→ Written request
Within the material below, find each line bearing the word "React" and present it.

→ Data lines
- - -
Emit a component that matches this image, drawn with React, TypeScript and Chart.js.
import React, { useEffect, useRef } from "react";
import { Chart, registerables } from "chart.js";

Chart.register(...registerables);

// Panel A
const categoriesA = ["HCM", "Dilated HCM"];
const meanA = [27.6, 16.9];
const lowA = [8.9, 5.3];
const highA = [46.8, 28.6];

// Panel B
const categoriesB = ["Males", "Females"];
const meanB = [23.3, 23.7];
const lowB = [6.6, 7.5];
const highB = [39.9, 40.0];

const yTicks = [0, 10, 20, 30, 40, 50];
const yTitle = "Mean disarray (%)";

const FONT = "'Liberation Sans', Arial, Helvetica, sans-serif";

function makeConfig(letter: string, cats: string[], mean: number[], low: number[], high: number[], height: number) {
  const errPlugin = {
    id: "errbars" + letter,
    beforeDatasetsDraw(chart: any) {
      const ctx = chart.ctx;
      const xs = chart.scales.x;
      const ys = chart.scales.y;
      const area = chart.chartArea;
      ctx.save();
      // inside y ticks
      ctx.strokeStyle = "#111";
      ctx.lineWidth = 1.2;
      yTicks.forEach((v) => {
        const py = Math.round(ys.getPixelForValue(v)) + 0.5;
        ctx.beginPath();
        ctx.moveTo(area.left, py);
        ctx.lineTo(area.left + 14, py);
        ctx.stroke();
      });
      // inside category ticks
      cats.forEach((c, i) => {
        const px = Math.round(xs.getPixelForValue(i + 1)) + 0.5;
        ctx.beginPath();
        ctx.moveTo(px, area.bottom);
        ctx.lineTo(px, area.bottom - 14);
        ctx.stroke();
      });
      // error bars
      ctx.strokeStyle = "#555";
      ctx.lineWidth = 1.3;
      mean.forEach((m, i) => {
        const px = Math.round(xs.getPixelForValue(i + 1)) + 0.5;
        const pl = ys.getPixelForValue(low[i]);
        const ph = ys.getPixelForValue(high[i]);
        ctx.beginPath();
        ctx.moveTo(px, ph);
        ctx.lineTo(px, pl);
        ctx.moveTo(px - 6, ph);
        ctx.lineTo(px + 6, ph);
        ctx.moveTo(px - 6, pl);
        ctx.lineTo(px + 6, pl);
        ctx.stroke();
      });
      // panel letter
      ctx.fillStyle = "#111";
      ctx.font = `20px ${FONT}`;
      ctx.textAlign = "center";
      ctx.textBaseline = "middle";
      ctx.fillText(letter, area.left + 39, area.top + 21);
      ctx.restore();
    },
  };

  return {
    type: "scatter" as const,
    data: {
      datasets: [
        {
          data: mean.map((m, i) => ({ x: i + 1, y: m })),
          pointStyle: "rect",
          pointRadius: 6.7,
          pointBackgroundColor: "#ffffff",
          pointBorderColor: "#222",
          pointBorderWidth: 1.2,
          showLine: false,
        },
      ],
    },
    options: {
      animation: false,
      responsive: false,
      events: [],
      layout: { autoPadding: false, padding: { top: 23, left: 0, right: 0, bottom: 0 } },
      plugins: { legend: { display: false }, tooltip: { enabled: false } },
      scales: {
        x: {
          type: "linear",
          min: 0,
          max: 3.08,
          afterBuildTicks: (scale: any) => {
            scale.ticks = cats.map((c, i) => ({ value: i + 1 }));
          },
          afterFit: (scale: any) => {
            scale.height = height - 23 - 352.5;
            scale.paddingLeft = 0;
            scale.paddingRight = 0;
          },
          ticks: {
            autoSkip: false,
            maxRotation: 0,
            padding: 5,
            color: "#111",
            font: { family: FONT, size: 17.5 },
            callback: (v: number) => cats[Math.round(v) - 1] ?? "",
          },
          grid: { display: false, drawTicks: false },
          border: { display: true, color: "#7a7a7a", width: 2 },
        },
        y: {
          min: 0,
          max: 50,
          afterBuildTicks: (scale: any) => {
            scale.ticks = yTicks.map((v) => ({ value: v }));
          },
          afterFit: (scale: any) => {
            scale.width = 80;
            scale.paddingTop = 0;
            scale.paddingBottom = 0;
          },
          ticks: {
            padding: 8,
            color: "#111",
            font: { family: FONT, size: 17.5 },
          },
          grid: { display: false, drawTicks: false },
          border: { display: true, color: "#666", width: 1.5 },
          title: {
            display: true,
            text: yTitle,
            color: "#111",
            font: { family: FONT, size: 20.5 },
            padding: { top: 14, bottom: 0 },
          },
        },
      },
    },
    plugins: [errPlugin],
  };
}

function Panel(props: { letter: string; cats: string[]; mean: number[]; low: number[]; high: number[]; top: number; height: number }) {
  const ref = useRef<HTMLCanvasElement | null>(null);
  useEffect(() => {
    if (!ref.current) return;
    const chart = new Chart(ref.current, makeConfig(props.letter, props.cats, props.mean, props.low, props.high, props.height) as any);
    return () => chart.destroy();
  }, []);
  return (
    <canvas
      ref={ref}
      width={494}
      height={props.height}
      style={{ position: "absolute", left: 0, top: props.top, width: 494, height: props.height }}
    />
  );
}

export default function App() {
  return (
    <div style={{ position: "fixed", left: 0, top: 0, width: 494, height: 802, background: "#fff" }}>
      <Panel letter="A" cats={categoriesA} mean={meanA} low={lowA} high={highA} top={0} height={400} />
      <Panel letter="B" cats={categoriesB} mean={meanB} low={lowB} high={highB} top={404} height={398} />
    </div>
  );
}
- - -
→ Final result
Emit a component that matches this image, drawn with React, TypeScript and Chart.js.
import React, { useEffect, useRef } from "react";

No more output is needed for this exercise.